Challenge:
Nothing outside the range from the line with "Reproduce this chart with Apache ECharts." to the line with "0.005, 0.005, 0.006];" belongs in the copy, and no pictures do either; repeat that range exactly.
>> start Given data
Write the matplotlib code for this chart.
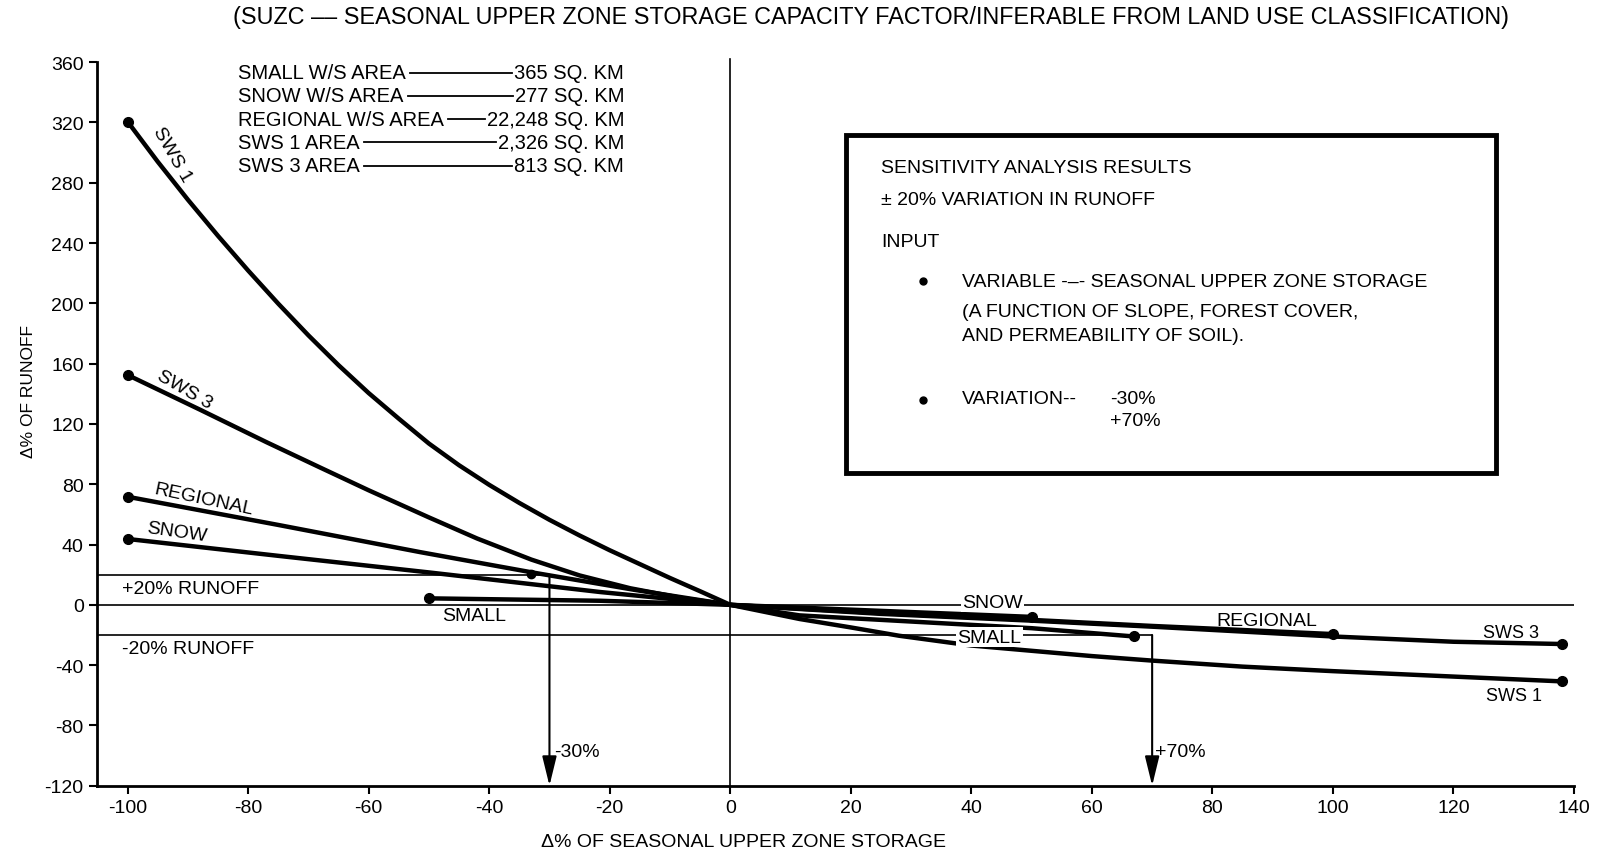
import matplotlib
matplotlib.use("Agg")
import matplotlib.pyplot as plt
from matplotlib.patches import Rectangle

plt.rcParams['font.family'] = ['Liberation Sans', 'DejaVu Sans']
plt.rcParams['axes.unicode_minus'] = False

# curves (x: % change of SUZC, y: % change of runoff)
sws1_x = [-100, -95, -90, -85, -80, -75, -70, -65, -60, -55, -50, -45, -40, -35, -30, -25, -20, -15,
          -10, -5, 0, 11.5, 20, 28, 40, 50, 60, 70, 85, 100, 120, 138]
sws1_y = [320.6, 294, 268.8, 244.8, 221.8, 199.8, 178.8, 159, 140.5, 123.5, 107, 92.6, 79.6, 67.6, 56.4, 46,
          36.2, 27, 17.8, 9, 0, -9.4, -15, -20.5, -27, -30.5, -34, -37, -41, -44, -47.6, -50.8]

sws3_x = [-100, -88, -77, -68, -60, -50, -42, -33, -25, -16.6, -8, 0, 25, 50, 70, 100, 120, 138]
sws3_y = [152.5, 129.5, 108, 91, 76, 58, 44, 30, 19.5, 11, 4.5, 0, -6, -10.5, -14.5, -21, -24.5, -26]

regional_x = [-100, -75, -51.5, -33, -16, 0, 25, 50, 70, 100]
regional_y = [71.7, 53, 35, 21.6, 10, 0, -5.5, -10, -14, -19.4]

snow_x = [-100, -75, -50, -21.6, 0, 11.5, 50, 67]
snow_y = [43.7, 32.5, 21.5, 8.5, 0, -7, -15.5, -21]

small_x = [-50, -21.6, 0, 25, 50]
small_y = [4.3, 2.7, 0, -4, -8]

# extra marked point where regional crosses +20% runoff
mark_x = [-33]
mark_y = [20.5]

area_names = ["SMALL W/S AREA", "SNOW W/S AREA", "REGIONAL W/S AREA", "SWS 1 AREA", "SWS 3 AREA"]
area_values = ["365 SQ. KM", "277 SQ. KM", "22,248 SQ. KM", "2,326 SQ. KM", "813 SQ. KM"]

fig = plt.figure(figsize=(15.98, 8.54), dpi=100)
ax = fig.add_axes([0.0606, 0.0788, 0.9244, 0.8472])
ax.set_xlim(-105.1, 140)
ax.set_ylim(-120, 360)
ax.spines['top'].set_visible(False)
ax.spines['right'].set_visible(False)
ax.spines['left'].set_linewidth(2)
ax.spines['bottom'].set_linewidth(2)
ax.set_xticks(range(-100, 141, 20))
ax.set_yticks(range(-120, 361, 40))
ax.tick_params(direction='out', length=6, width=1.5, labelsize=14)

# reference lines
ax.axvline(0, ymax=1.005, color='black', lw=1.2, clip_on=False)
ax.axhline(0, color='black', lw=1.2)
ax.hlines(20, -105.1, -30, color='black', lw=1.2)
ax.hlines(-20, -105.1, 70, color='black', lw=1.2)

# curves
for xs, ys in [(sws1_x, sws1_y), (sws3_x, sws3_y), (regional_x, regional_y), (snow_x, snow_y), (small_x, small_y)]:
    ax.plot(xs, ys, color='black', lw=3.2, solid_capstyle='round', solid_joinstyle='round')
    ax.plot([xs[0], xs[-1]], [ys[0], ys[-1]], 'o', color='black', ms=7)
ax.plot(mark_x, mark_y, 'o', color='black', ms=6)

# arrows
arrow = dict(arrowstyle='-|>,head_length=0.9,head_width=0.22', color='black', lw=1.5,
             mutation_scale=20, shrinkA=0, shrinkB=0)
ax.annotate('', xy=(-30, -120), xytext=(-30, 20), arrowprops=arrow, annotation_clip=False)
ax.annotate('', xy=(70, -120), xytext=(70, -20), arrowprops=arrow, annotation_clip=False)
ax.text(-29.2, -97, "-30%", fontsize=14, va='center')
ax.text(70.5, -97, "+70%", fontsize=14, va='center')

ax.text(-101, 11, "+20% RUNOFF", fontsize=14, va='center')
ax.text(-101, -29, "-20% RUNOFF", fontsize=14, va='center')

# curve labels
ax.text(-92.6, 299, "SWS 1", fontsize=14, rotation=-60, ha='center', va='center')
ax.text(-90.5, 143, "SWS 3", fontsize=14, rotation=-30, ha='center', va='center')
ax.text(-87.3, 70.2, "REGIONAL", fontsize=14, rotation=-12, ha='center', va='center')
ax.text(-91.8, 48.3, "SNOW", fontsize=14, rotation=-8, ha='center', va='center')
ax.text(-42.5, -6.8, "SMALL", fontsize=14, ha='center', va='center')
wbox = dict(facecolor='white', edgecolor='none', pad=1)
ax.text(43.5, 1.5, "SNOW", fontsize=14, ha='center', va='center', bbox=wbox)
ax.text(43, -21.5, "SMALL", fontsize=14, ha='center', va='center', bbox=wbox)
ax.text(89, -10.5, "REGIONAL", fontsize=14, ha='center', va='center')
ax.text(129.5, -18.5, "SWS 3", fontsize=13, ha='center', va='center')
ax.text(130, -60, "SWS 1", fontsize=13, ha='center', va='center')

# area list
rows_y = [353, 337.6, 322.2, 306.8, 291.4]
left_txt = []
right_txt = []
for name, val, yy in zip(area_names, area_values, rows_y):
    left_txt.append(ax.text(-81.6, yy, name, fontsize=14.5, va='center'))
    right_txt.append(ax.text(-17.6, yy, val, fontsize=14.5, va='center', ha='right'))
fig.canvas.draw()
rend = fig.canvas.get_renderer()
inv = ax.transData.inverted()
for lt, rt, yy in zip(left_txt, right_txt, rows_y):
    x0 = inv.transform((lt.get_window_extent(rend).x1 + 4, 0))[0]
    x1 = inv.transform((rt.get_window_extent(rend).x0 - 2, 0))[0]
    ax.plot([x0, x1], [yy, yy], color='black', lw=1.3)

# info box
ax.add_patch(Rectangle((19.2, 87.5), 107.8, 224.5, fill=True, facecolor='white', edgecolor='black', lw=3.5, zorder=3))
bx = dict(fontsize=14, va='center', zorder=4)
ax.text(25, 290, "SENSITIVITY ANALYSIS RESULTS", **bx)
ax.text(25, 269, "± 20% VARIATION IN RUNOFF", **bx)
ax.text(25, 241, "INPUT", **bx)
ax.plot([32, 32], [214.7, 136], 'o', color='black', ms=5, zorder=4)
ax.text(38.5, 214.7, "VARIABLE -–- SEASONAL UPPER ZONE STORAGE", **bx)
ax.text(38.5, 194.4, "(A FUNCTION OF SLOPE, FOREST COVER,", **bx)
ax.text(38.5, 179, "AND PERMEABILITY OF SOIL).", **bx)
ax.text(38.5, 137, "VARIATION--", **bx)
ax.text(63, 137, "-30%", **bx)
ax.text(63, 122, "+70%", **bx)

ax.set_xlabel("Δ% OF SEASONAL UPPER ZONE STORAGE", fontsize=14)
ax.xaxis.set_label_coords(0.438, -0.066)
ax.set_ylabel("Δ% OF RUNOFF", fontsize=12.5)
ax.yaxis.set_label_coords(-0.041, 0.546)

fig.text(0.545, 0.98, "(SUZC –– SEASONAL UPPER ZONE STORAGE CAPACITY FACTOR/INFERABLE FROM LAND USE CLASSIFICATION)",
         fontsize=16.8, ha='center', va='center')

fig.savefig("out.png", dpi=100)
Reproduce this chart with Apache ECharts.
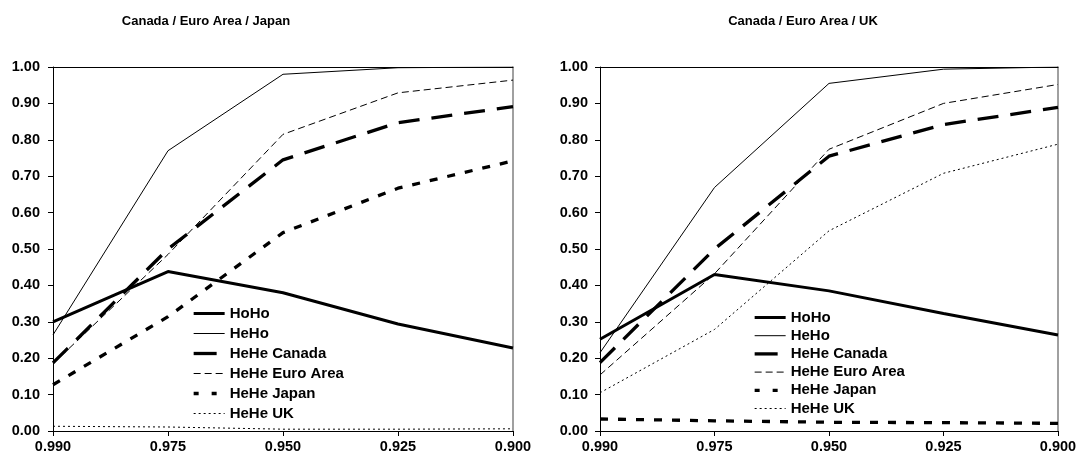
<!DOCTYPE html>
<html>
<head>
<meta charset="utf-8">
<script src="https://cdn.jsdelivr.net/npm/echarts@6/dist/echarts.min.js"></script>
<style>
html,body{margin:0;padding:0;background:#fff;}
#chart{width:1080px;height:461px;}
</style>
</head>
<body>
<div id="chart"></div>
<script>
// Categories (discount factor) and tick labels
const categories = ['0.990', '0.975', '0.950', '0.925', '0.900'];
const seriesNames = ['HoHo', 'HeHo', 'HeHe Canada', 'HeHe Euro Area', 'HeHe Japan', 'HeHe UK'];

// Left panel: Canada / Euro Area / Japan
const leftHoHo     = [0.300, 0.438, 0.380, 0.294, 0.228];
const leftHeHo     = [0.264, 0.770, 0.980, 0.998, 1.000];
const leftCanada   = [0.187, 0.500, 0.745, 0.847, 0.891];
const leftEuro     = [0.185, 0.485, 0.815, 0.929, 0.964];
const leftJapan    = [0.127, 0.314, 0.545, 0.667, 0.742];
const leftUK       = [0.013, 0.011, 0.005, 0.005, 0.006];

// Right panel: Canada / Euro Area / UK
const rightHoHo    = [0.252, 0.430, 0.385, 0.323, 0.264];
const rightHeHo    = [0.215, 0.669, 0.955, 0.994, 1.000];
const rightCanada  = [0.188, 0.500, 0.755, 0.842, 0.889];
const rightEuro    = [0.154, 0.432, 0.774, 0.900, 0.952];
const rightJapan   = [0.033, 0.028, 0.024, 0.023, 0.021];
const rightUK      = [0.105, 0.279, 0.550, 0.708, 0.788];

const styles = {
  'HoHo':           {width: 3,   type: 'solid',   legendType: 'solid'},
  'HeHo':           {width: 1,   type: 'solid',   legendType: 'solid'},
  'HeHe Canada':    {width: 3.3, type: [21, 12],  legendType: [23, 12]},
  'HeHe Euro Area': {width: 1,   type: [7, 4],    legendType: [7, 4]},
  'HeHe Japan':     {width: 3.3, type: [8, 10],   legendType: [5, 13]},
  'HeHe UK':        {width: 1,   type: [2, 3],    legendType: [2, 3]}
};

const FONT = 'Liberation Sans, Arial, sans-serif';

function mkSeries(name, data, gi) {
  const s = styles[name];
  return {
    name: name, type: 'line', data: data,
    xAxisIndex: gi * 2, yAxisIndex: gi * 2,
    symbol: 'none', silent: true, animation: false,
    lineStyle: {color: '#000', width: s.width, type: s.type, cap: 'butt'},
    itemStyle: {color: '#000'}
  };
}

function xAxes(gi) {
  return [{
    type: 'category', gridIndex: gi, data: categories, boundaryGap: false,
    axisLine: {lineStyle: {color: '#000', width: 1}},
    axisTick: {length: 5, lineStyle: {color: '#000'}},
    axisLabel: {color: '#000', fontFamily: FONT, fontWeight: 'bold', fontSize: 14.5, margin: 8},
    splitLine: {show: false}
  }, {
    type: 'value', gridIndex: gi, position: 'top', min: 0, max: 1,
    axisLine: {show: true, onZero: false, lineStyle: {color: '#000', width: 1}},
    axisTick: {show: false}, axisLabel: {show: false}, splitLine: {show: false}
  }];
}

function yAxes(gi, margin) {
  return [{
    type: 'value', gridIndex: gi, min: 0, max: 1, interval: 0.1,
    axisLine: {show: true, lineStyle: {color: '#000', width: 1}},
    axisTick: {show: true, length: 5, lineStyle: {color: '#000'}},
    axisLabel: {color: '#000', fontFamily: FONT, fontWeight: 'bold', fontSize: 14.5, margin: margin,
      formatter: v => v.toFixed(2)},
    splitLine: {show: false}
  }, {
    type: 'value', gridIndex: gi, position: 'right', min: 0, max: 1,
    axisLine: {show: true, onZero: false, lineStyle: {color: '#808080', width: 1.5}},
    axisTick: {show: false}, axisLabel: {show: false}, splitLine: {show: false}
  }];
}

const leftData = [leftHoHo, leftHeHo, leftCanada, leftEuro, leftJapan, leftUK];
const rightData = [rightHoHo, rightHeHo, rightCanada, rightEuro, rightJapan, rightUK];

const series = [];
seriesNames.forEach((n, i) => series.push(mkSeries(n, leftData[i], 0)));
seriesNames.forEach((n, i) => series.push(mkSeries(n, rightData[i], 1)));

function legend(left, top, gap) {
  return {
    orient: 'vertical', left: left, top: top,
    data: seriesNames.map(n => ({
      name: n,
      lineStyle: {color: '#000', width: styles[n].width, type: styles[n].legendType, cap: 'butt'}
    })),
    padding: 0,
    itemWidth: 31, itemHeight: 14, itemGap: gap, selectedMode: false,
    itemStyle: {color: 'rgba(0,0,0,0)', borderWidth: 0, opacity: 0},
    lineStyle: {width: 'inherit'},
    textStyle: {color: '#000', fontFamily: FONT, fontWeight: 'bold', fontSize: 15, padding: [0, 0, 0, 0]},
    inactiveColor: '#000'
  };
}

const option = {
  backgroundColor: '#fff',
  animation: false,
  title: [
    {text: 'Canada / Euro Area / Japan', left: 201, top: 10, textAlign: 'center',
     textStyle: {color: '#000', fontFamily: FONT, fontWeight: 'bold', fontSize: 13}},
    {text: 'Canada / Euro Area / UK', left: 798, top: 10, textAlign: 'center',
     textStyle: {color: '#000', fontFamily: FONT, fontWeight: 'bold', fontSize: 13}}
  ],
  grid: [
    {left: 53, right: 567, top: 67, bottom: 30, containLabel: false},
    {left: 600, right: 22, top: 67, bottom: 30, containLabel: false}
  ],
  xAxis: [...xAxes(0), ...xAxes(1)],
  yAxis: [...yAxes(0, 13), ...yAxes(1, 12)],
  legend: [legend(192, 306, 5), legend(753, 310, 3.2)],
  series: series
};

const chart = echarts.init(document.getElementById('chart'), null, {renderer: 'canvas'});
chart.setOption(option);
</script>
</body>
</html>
>> end Given data
Result:
Reproduce this chart with Apache ECharts.
<!DOCTYPE html>
<html>
<head>
<meta charset="utf-8">
<script src="https://cdn.jsdelivr.net/npm/echarts@6/dist/echarts.min.js"></script>
<style>
html,body{margin:0;padding:0;background:#fff;}
#chart{width:1080px;height:461px;}
</style>
</head>
<body>
<div id="chart"></div>
<script>
// Categories (discount factor) and tick labels
const categories = ['0.990', '0.975', '0.950', '0.925', '0.900'];
const seriesNames = ['HoHo', 'HeHo', 'HeHe Canada', 'HeHe Euro Area', 'HeHe Japan', 'HeHe UK'];

// Left panel: Canada / Euro Area / Japan
const leftHoHo     = [0.300, 0.438, 0.380, 0.294, 0.228];
const leftHeHo     = [0.264, 0.770, 0.980, 0.998, 1.000];
const leftCanada   = [0.187, 0.500, 0.745, 0.847, 0.891];
const leftEuro     = [0.185, 0.485, 0.815, 0.929, 0.964];
const leftJapan    = [0.127, 0.314, 0.545, 0.667, 0.742];
const leftUK       = [0.013, 0.011, 0.005, 0.005, 0.006];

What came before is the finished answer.